*EXERCISE REQUIREMENTS*:
Do not copy the pictures; transcribe all other material exactly.

*SUPPLIED MATERIAL*:
begin
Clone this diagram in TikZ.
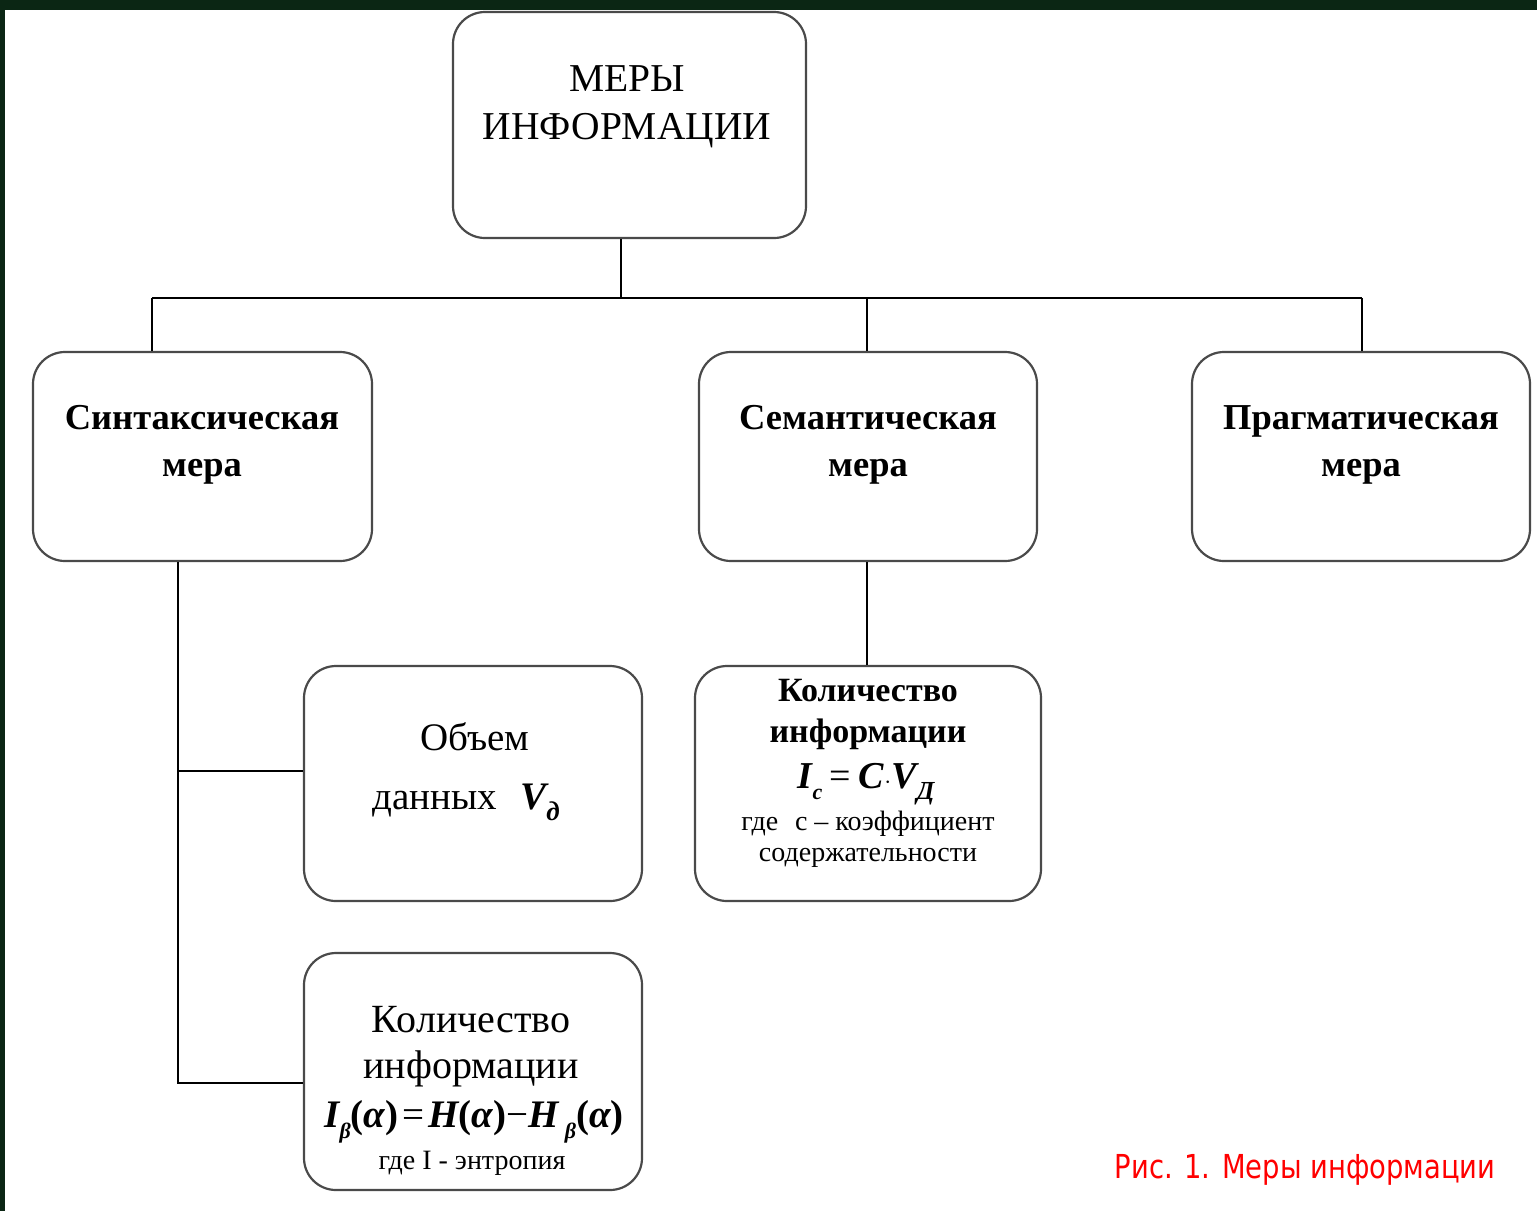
\documentclass[tikz,border=0pt]{standalone}
\usepackage{fontspec}
\setmainfont{Liberation Serif}
\newfontfamily\capfont{DejaVu Sans}
\definecolor{edge}{HTML}{0B2614}
\definecolor{boxline}{HTML}{4A4A4A}
\definecolor{capred}{HTML}{FF0000}
\begin{document}
\begin{tikzpicture}[x=1pt,y=-1pt,
  box/.style={draw=boxline, line width=2.2pt, rounded corners=32pt, fill=white, inner sep=0pt},
  conn/.style={draw=black, line width=2pt},
  txt/.style={align=center, inner sep=0pt, text=black}]
\useasboundingbox (0,0) rectangle (1537,1211);
\fill[white] (0,0) rectangle (1537,1211);
\fill[edge] (0,0) rectangle (1537,10);
\fill[edge] (0,0) rectangle (5,1211);
% boxes
\node[box, minimum width=353pt, minimum height=226pt] (top) at (629.5,125) {};
\node[box, minimum width=339pt, minimum height=209pt] (syn) at (202.5,456.5) {};
\node[box, minimum width=338pt, minimum height=209pt] (sem) at (868,456.5) {};
\node[box, minimum width=338pt, minimum height=209pt] (prag) at (1361,456.5) {};
\node[box, minimum width=338pt, minimum height=235pt] (vol) at (473,783.5) {};
\node[box, minimum width=346pt, minimum height=235pt] (semq) at (868,783.5) {};
\node[box, minimum width=338pt, minimum height=237pt] (synq) at (473,1071.5) {};
% connectors
\coordinate (j0) at (621,298);
\coordinate (jl) at (152,298);
\coordinate (jr) at (1362,298);
\coordinate (jm) at (867,298);
\coordinate (s1) at (178,771);
\coordinate (s2) at (178,1083);
\draw[conn] (top.south -| j0) -- (j0);
\draw[conn] (jl) -- (jr);
\draw[conn] (jl) -- (jl |- syn.north);
\draw[conn] (jm) -- (jm |- sem.north);
\draw[conn] (jr) -- (jr |- prag.north);
\draw[conn] (syn.south -| s1) -- (s2) -- (s2 -| synq.west);
\draw[conn] (s1) -- (s1 -| vol.west);
\draw[conn] (sem.south -| jm) -- (jm |- semq.north);
% texts
\node[txt, font=\fontsize{39.5}{48}\selectfont] (ttop) at (627,107) {МЕРЫ\\ИНФОРМАЦИИ};
\node[txt, font=\bfseries\fontsize{36.5}{47}\selectfont] (tsyn) at (202,445) {Синтаксическая\\мера};
\node[txt, font=\bfseries\fontsize{36.5}{47}\selectfont] (tsem) at (868,445) {Семантическая\\мера};
\node[txt, font=\bfseries\fontsize{36.5}{47}\selectfont] (tprag) at (1361,445) {Прагматическая\\мера};
\node[txt, font=\fontsize{39}{40}\selectfont] (tvol1) at (475,737) {Объем};
\node[txt, font=\fontsize{39}{40}\selectfont, anchor=base] (tvol2) at (466,809)
  {данных\hspace{0.6em}{\bfseries\itshape V\raisebox{-0.3em}{\fontsize{27}{27}\selectfont д}}};
\node[txt, font=\bfseries\fontsize{34}{41}\selectfont] (tsemq1) at (868,714) {Количество\\информации};
\node[txt, font=\fontsize{38}{38}\selectfont, anchor=base] (tsemq2) at (866,788)
  {{\bfseries\itshape I\raisebox{-0.3em}{\fontsize{22}{22}\selectfont c}}\hspace{0.2em}=\hspace{0.2em}{\bfseries\itshape C}{\fontsize{24}{24}\selectfont$\cdot$}{\bfseries\itshape V\raisebox{-0.3em}{\fontsize{26}{26}\selectfont Д}}};
\node[txt, font=\fontsize{28}{31}\selectfont] (tsemq3) at (868,839) {где\hspace{0.6em}с -- коэффициент\\содержательности};
\node[txt, font=\fontsize{40}{46}\selectfont] (tsynq1) at (471,1047) {Количество\\информации};
\node[txt, font=\fontsize{39}{39}\selectfont, anchor=base] (tsynq2) at (474,1127)
  {\bfseries\itshape I\raisebox{-0.3em}{\fontsize{22}{22}\selectfont β}{\upshape(}α{\upshape)}\hspace{0.1em}{\mdseries\upshape =}\hspace{0.1em}H{\upshape(}α{\upshape)}{\mdseries\upshape −}H\,\raisebox{-0.3em}{\fontsize{22}{22}\selectfont β}{\upshape(}α{\upshape)}};
\node[txt, font=\fontsize{28}{30}\selectfont] (tsynq3) at (472,1163) {где I - энтропия};
\node[txt, text=capred, font=\capfont\fontsize{33}{33}\selectfont, anchor=base] (cap) at (1305,1178)
  {\scalebox{0.83}[1]{Рис. 1. Меры информации}};
\end{tikzpicture}
\end{document}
end
*OUTPUT*:
Clone this diagram in TikZ.
\documentclass[tikz,border=0pt]{standalone}
\usepackage{fontspec}
\setmainfont{Liberation Serif}
\newfontfamily\capfont{DejaVu Sans}
\definecolor{edge}{HTML}{0B2614}
\definecolor{boxline}{HTML}{4A4A4A}
\definecolor{capred}{HTML}{FF0000}
\begin{document}
\begin{tikzpicture}[x=1pt,y=-1pt,
  box/.style={draw=boxline, line width=2.2pt, rounded corners=32pt, fill=white, inner sep=0pt},
  conn/.style={draw=black, line width=2pt},
  txt/.style={align=center, inner sep=0pt, text=black}]
\useasboundingbox (0,0) rectangle (1537,1211);
\fill[white] (0,0) rectangle (1537,1211);
\fill[edge] (0,0) rectangle (1537,10);
\fill[edge] (0,0) rectangle (5,1211);
% boxes
\node[box, minimum width=353pt, minimum height=226pt] (top) at (629.5,125) {};
\node[box, minimum width=339pt, minimum height=209pt] (syn) at (202.5,456.5) {};
\node[box, minimum width=338pt, minimum height=209pt] (sem) at (868,456.5) {};
\node[box, minimum width=338pt, minimum height=209pt] (prag) at (1361,456.5) {};
\node[box, minimum width=338pt, minimum height=235pt] (vol) at (473,783.5) {};
\node[box, minimum width=346pt, minimum height=235pt] (semq) at (868,783.5) {};
\node[box, minimum width=338pt, minimum height=237pt] (synq) at (473,1071.5) {};
% connectors
\coordinate (j0) at (621,298);
\coordinate (jl) at (152,298);
\coordinate (jr) at (1362,298);
\coordinate (jm) at (867,298);
\coordinate (s1) at (178,771);
\coordinate (s2) at (178,1083);
\draw[conn] (top.south -| j0) -- (j0);
\draw[conn] (jl) -- (jr);
\draw[conn] (jl) -- (jl |- syn.north);
\draw[conn] (jm) -- (jm |- sem.north);
\draw[conn] (jr) -- (jr |- prag.north);
\draw[conn] (syn.south -| s1) -- (s2) -- (s2 -| synq.west);
\draw[conn] (s1) -- (s1 -| vol.west);
\draw[conn] (sem.south -| jm) -- (jm |- semq.north);
% texts
\node[txt, font=\fontsize{39.5}{48}\selectfont] (ttop) at (627,107) {МЕРЫ\\ИНФОРМАЦИИ};
\node[txt, font=\bfseries\fontsize{36.5}{47}\selectfont] (tsyn) at (202,445) {Синтаксическая\\мера};
\node[txt, font=\bfseries\fontsize{36.5}{47}\selectfont] (tsem) at (868,445) {Семантическая\\мера};
\node[txt, font=\bfseries\fontsize{36.5}{47}\selectfont] (tprag) at (1361,445) {Прагматическая\\мера};
\node[txt, font=\fontsize{39}{40}\selectfont] (tvol1) at (475,737) {Объем};
\node[txt, font=\fontsize{39}{40}\selectfont, anchor=base] (tvol2) at (466,809)
  {данных\hspace{0.6em}{\bfseries\itshape V\raisebox{-0.3em}{\fontsize{27}{27}\selectfont д}}};
\node[txt, font=\bfseries\fontsize{34}{41}\selectfont] (tsemq1) at (868,714) {Количество\\информации};
\node[txt, font=\fontsize{38}{38}\selectfont, anchor=base] (tsemq2) at (866,788)
  {{\bfseries\itshape I\raisebox{-0.3em}{\fontsize{22}{22}\selectfont c}}\hspace{0.2em}=\hspace{0.2em}{\bfseries\itshape C}{\fontsize{24}{24}\selectfont$\cdot$}{\bfseries\itshape V\raisebox{-0.3em}{\fontsize{26}{26}\selectfont Д}}};
\node[txt, font=\fontsize{28}{31}\selectfont] (tsemq3) at (868,839) {где\hspace{0.6em}с -- коэффициент\\содержательности};
\node[txt, font=\fontsize{40}{46}\selectfont] (tsynq1) at (471,1047) {Количество\\информации};
\node[txt, font=\fontsize{39}{39}\selectfont, anchor=base] (tsynq2) at (474,1127)
  {\bfseries\itshape I\raisebox{-0.3em}{\fontsize{22}{22}\selectfont β}{\upshape(}α{\upshape)}\hspace{0.1em}{\mdseries\upshape =}\hspace{0.1em}H{\upshape(}α{\upshape)}{\mdseries\upshape −}H\,\raisebox{-0.3em}{\fontsize{22}{22}\selectfont β}{\upshape(}α{\upshape)}};
\node[txt, font=\fontsize{28}{30}\selectfont] (tsynq3) at (472,1163) {где I - энтропия};
\node[txt, text=capred, font=\capfont\fontsize{33}{33}\selectfont, anchor=base] (cap) at (1305,1178)
  {\scalebox{0.83}[1]{Рис. 1. Меры информации}};
\end{tikzpicture}
\end{document}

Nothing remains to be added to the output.